■ **REQUIREMENT**: Your task is to reproduce, verbatim and without pictures, the lines from the opening of the listing through the line containing "controls (33,120) and".

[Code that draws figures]
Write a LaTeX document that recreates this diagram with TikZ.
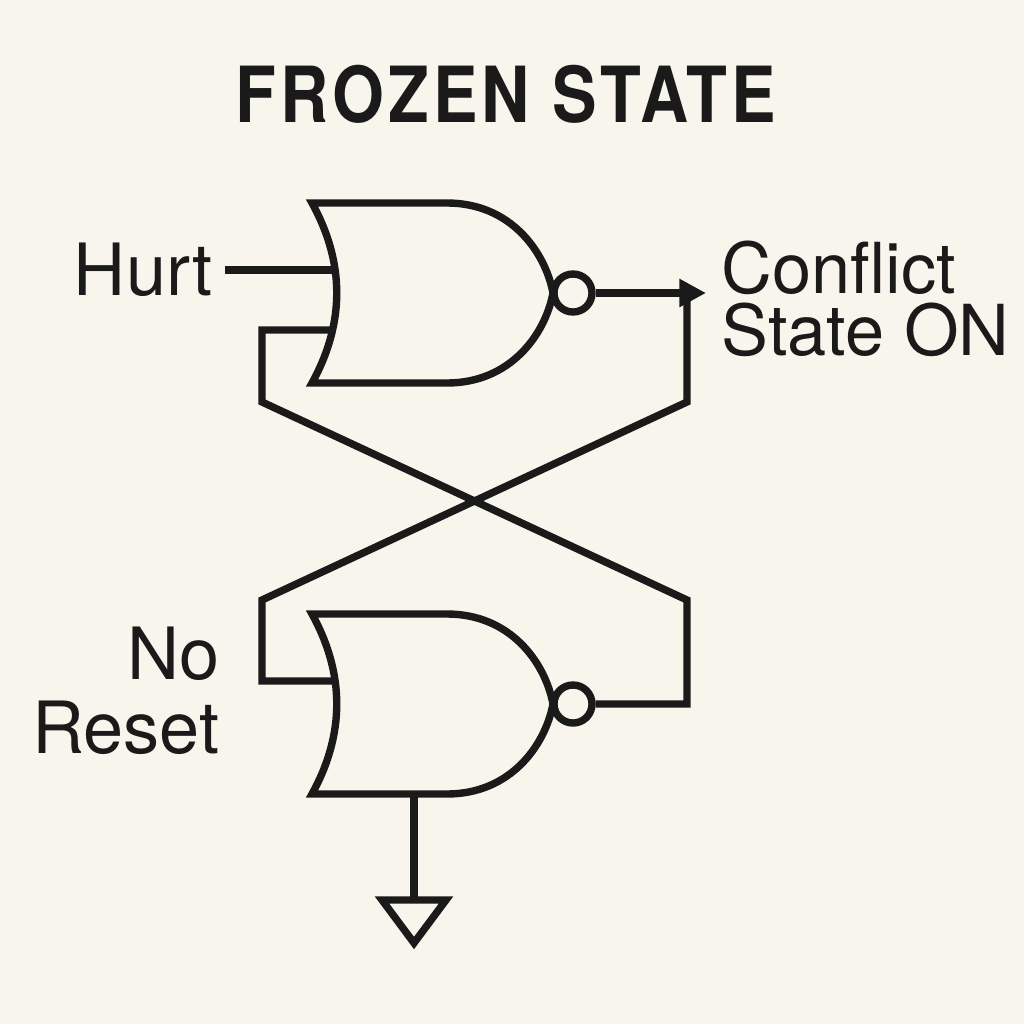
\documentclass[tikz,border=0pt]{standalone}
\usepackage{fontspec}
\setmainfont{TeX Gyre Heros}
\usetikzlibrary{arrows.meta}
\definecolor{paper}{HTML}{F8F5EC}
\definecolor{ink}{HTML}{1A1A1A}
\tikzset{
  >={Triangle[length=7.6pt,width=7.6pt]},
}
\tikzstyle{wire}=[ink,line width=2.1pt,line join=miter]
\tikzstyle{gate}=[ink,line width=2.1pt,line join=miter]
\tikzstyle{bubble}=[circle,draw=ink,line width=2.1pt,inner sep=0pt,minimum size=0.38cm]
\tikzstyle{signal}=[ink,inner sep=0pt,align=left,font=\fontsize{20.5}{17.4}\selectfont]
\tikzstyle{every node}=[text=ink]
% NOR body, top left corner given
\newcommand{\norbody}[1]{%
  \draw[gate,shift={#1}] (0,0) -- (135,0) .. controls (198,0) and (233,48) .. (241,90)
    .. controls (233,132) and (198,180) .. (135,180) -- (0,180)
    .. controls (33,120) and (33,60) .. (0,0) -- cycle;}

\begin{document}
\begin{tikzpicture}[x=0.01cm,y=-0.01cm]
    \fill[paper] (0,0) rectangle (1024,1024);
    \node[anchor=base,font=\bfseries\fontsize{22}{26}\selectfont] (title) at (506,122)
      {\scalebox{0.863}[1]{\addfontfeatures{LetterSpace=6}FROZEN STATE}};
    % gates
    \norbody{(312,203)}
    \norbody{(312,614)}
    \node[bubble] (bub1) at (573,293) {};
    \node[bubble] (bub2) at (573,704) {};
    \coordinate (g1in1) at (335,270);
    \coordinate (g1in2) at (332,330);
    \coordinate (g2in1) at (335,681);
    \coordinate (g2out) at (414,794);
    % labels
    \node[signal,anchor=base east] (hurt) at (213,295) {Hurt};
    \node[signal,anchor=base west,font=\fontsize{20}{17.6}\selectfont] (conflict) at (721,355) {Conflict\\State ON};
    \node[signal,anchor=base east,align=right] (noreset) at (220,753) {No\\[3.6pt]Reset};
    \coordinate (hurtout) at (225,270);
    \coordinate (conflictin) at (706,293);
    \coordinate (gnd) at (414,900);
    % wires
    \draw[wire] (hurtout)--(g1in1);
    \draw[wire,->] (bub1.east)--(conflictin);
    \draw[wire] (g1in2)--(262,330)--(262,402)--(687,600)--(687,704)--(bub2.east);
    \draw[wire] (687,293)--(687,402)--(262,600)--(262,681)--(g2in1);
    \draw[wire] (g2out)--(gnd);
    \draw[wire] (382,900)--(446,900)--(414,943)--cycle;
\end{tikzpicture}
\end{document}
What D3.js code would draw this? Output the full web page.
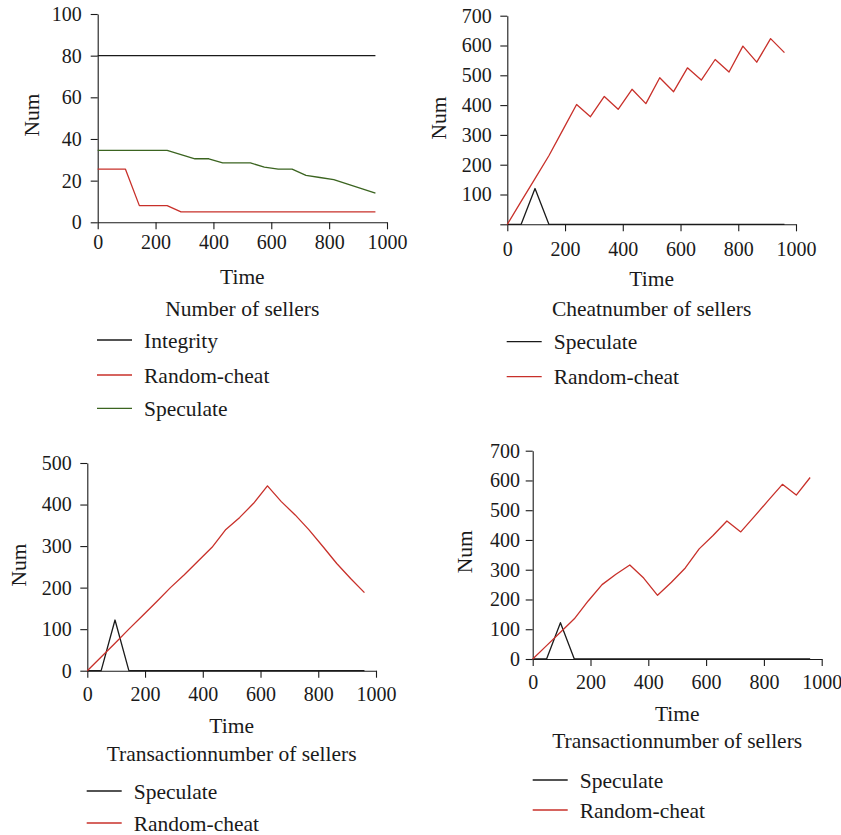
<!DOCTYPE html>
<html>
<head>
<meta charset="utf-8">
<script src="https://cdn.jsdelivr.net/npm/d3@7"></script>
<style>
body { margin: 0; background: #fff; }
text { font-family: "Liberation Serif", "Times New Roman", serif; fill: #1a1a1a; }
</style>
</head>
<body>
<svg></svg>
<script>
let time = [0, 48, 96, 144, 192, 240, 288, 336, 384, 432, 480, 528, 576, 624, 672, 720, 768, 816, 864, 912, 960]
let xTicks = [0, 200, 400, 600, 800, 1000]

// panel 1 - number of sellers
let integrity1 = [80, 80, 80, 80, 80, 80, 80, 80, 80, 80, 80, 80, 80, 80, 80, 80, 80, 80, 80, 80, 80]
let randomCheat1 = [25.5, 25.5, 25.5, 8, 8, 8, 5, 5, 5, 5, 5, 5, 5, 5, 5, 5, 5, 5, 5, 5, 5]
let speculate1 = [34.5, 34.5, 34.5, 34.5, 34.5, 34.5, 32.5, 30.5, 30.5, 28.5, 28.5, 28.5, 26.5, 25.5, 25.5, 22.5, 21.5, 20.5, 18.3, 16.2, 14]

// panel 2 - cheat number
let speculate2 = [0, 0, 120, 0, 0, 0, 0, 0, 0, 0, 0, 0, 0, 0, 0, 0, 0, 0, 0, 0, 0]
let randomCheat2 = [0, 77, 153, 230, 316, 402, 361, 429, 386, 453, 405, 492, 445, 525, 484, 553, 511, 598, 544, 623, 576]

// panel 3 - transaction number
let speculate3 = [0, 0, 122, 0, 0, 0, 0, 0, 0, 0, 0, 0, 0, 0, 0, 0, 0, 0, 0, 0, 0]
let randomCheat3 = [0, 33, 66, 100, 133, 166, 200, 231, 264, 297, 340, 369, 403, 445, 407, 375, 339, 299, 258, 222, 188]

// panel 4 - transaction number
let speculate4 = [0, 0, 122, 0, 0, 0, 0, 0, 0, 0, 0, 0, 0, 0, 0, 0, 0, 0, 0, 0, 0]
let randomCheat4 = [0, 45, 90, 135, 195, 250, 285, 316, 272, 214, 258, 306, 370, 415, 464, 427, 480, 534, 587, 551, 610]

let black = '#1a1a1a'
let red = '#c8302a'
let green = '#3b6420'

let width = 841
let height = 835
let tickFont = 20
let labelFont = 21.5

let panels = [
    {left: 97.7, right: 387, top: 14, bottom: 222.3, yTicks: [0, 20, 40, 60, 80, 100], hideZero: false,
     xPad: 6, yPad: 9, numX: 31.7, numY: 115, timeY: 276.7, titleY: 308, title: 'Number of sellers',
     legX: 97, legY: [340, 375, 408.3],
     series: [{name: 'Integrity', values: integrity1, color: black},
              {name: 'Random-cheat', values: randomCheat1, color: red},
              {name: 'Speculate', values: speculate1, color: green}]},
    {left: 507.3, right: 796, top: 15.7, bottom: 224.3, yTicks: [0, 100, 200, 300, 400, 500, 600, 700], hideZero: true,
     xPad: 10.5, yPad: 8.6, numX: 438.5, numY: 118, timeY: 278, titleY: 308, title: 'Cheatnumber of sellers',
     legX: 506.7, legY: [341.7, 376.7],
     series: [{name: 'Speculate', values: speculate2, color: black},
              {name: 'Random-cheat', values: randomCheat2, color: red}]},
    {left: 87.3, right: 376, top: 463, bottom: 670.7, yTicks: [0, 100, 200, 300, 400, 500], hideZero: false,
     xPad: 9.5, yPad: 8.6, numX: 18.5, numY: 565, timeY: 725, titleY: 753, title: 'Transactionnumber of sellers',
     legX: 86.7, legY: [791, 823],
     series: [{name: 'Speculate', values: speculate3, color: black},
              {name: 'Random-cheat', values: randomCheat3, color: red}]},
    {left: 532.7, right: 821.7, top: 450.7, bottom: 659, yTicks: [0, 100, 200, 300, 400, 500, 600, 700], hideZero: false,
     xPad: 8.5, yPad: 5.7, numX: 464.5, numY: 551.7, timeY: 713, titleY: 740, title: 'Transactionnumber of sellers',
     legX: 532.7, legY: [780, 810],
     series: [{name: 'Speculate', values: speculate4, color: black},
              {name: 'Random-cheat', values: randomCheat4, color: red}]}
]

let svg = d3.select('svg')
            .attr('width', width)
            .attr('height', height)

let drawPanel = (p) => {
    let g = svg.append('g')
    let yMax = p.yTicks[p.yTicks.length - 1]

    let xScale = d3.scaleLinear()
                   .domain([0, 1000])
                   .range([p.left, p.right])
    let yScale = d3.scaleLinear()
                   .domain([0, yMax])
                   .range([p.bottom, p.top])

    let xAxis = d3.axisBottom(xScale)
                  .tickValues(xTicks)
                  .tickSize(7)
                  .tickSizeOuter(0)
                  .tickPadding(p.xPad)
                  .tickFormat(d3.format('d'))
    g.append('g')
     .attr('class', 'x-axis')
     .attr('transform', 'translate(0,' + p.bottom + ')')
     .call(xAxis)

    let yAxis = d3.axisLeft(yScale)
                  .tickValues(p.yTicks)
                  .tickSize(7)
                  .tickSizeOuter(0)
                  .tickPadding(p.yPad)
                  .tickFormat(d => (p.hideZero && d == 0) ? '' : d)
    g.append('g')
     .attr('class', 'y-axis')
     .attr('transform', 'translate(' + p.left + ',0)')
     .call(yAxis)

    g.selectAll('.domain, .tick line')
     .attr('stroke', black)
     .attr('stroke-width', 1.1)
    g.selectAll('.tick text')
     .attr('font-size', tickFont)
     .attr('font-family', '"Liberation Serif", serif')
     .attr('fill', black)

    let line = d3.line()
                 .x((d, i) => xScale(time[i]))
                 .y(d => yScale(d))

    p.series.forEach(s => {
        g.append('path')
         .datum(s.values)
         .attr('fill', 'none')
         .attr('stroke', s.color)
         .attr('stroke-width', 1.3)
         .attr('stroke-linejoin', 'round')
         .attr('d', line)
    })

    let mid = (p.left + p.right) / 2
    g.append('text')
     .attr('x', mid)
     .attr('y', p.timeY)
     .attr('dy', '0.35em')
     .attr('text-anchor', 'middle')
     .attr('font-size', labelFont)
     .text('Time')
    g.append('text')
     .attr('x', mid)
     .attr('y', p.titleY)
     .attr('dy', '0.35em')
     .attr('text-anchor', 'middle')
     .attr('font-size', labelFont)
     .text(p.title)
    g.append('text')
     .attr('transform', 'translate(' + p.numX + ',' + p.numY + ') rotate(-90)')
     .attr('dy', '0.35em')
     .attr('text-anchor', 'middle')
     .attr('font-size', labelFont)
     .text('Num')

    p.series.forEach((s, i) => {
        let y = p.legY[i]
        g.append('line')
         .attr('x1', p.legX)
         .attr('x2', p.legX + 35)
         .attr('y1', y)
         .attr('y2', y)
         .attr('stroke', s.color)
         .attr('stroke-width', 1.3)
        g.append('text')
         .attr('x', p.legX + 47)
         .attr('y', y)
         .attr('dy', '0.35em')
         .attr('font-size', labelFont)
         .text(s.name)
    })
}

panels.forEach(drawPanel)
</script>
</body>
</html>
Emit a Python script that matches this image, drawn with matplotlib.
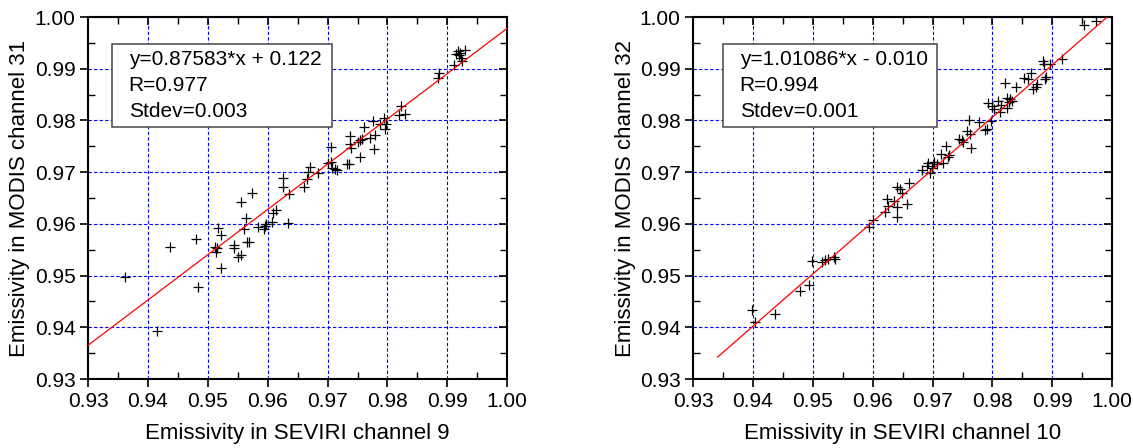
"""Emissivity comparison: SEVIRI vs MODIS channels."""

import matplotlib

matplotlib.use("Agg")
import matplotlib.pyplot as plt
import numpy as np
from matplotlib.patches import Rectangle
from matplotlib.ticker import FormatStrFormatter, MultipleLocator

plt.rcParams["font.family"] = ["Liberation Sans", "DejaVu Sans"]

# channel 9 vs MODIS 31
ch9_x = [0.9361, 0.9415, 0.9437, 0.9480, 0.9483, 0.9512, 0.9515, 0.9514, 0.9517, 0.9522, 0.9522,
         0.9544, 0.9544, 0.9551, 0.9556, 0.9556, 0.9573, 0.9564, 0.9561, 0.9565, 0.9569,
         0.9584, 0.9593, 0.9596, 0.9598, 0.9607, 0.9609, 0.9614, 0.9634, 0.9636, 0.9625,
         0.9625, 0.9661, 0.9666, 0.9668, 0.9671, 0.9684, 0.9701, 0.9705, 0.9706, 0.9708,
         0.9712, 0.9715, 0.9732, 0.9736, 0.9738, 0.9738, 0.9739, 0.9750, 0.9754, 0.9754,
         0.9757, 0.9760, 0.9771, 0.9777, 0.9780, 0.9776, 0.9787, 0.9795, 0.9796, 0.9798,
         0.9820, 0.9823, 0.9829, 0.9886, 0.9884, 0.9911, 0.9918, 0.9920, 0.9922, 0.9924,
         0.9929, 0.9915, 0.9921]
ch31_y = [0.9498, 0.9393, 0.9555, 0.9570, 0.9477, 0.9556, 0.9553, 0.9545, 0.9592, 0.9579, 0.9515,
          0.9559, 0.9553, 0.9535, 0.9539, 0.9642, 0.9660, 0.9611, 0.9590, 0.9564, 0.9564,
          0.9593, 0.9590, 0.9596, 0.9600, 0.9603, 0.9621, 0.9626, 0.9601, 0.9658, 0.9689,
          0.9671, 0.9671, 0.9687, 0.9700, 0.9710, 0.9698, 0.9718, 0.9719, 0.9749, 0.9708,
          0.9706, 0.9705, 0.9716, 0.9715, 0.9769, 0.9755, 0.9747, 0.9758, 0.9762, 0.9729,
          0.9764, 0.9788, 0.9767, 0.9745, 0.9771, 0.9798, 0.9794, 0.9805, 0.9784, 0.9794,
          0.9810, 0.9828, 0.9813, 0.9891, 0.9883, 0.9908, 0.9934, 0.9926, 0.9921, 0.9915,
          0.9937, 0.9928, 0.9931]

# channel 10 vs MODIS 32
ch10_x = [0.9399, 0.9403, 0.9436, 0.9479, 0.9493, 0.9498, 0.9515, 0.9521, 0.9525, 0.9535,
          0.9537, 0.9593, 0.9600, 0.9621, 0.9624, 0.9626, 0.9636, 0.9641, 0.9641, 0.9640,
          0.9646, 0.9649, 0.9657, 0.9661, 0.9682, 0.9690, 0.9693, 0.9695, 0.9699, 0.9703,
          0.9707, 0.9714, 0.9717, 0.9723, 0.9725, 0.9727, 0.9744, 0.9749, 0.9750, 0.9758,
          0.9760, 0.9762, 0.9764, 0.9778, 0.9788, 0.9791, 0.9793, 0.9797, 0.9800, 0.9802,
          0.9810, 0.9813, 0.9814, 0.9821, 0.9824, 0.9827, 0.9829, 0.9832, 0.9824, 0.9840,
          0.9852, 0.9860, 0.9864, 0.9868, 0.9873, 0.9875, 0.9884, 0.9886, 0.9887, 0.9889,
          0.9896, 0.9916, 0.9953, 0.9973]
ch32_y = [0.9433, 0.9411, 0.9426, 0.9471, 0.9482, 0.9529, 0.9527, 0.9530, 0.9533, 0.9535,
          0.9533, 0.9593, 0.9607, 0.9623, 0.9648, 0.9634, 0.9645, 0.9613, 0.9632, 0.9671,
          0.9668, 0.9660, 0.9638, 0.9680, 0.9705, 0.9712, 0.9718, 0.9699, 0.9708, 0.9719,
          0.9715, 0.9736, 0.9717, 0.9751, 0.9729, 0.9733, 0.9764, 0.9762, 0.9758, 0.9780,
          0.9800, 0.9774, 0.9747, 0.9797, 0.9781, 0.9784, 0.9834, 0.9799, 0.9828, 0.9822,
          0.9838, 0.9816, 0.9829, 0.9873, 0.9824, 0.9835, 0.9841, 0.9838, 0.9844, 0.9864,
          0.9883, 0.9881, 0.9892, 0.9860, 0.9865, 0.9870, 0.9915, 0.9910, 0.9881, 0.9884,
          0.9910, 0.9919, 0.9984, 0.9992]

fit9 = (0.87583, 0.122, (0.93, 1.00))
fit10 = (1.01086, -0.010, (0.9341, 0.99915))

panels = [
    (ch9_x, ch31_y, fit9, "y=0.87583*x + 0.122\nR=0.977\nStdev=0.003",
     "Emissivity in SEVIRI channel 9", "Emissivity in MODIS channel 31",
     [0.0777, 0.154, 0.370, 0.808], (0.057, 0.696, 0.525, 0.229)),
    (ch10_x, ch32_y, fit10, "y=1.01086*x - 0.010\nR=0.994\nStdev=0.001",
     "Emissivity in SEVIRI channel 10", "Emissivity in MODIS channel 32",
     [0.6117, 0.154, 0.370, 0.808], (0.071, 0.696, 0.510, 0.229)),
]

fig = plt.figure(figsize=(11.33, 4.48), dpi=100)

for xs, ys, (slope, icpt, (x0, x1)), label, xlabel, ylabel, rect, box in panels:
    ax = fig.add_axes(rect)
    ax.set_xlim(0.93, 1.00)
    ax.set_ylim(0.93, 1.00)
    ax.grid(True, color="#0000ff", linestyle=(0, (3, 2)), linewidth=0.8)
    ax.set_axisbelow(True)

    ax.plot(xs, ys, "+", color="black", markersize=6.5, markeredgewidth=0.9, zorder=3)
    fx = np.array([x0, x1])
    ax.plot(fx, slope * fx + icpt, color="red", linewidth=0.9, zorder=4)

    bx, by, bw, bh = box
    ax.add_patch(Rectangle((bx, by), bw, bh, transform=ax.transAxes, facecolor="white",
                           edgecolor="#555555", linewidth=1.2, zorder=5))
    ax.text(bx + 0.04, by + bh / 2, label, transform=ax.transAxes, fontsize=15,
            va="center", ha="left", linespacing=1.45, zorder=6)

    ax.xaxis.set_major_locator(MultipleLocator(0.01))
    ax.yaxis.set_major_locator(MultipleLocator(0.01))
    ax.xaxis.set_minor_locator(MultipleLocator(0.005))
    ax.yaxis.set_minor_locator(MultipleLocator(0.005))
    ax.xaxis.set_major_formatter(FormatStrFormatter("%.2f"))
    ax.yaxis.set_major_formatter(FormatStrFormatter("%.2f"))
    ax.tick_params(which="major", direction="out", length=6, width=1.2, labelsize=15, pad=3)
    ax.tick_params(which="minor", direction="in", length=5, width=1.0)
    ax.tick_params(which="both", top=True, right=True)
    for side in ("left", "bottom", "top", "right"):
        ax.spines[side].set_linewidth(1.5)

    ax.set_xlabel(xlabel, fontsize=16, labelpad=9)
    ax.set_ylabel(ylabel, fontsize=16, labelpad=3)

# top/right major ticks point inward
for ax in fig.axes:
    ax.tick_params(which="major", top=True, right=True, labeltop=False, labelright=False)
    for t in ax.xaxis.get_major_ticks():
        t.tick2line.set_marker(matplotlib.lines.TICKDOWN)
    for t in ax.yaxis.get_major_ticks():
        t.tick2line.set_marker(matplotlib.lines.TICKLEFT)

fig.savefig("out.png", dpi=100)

■ **TASK RESPONSE**:
Write a LaTeX document that recreates this diagram with TikZ.
\documentclass[tikz,border=0pt]{standalone}
\usepackage{fontspec}
\setmainfont{TeX Gyre Heros}
\usetikzlibrary{arrows.meta}
\definecolor{paper}{HTML}{F8F5EC}
\definecolor{ink}{HTML}{1A1A1A}
\tikzset{
  >={Triangle[length=7.6pt,width=7.6pt]},
}
\tikzstyle{wire}=[ink,line width=2.1pt,line join=miter]
\tikzstyle{gate}=[ink,line width=2.1pt,line join=miter]
\tikzstyle{bubble}=[circle,draw=ink,line width=2.1pt,inner sep=0pt,minimum size=0.38cm]
\tikzstyle{signal}=[ink,inner sep=0pt,align=left,font=\fontsize{20.5}{17.4}\selectfont]
\tikzstyle{every node}=[text=ink]
% NOR body, top left corner given
\newcommand{\norbody}[1]{%
  \draw[gate,shift={#1}] (0,0) -- (135,0) .. controls (198,0) and (233,48) .. (241,90)
    .. controls (233,132) and (198,180) .. (135,180) -- (0,180)
    .. controls (33,120) and (33,60) .. (0,0) -- cycle;}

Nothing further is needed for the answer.